6. Seal the Filing Cabinet (yes, again)
Once you have happily applied your transfers, your filing cabinet makeover is NEARLY complete. The very last step is to seal your filing cabinet again. This will ensure that your transfers stay put.
Use the same sealer that you used in the first sealing step. So, if you used Mod Podge, use that again. Don’t mix your sealers here. I gave my filing cabinet 5 coats of Mod Podge on top of the transfers. That’s probably overkill, to be honest. But I know that this piece will get heavy use in my shed with all of my dirty gardening supplies. So, I wanted it to last.

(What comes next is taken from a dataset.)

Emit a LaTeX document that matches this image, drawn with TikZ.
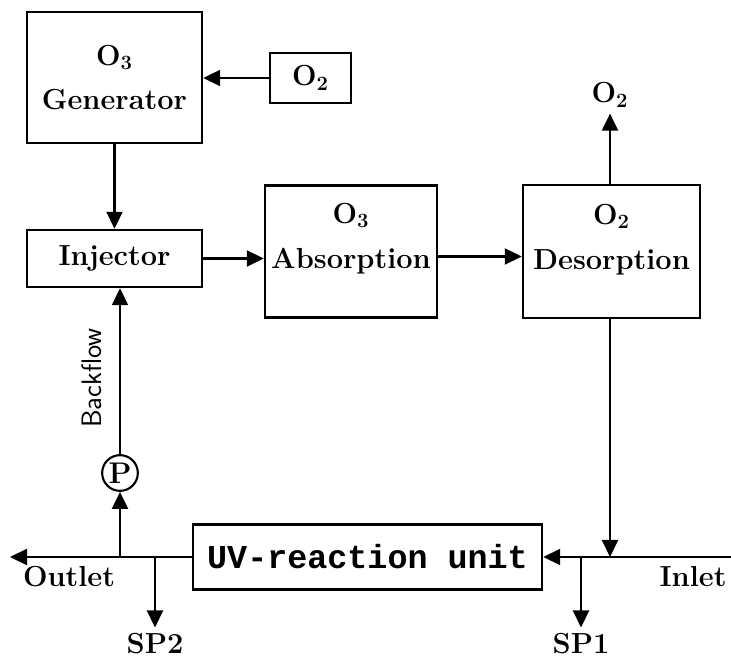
\documentclass[tikz,border=0pt]{standalone}
\usepackage{fontspec}
\setmonofont{Liberation Mono}
\usetikzlibrary{arrows.meta}
\tikzset{
blk/.style={draw,line width=1.4pt,align=center,font=\fontsize{16.5}{25.5}\selectfont\bfseries},
arr/.style={line width=1.2pt,-{Triangle[length=3.4mm,width=3.2mm]}},
lbl/.style={font=\fontsize{16.5}{18}\selectfont\bfseries}
}
\begin{document}
\begin{tikzpicture}[scale=1.0]
\useasboundingbox (0,0) rectangle (14.62,13.2);
\node[blk,minimum width=3.5cm,minimum height=2.62cm] (gen) at (2.29,11.65) {O\textsubscript{3}\\Generator};
\node[blk,minimum width=1.62cm,minimum height=1.0cm] (osrc) at (6.21,11.64) {O\textsubscript{2}};
\node[blk,minimum width=3.5cm,minimum height=1.14cm] (inj) at (2.29,8.03) {Injector};
\node[blk,minimum width=3.44cm,minimum height=2.64cm,text depth=0.64cm] (abs) at (7.02,8.17) {O\textsubscript{3}\\Absorption};
\node[blk,minimum width=3.54cm,minimum height=2.66cm,text depth=0.6cm] (des) at (12.23,8.17) {O\textsubscript{2}\\Desorption};
\node[blk,minimum width=6.98cm,minimum height=1.3cm,font=\fontsize{19}{22}\selectfont\ttfamily\bfseries] (uv) at (7.35,2.06) {UV-reaction unit};
\node[draw,circle,line width=1.2pt,inner sep=1pt,minimum size=0.7cm,font=\fontsize{17}{19}\selectfont\bfseries] (pump) at (2.4,3.74) {P};
\node[lbl] (oout) at (12.2,11.3) {O\textsubscript{2}};
\node[lbl] (outlet) at (1.38,1.66) {Outlet};
\node[lbl] (inlet) at (13.86,1.66) {Inlet};
\node[lbl] (sp1) at (11.62,0.32) {SP1};
\node[lbl] (sp2) at (3.1,0.32) {SP2};
\node[rotate=90,font=\fontsize{16}{18}\selectfont\sffamily] (back) at (1.84,5.64) {Backflow};
\coordinate (oend) at (0.2,2.06);
\coordinate (iend) at (14.62,2.06);
\coordinate (pj) at (2.4,2.06);
\coordinate (s2j) at (3.1,2.06);
\coordinate (s1j) at (11.62,2.06);
\draw[arr] (osrc.west) -- (osrc.west -| gen.east);
\draw[arr] (gen) -- (inj);
\draw[arr] (inj.east) -- (inj.east -| abs.west);
\draw[arr] ([yshift=-0.1cm]abs.east) -- ([yshift=-0.1cm]des.west);
\draw[arr] (des.north -| oout) -- (oout);
\draw[arr] (des.south -| oout) -- (oout |- uv.east);
\draw[arr] (iend) -- (uv.east);
\draw[arr] (uv.west) -- (oend);
\draw[arr] (s1j) -- (sp1);
\draw[arr] (s2j) -- (sp2);
\draw[arr] (pj) -- (pump);
\draw[arr] (pump) -- (pump |- inj.south);
\end{tikzpicture}
\end{document}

Once your piece is sealed up, you’re good to go! Just add the hardware back in and put your drawers back in place. Then, fill it with all of your junk!
So, that’s how you makeover an old filing cabinet. Turning this rusty filing cabinet into the beautiful floral masterpiece you see now did take some time and effort… but it was actually a really easy, fun and super creative project. I am in love with this piece and I’m so happy with the way it turned out. I’d love to see your version if you decide to do this project, too!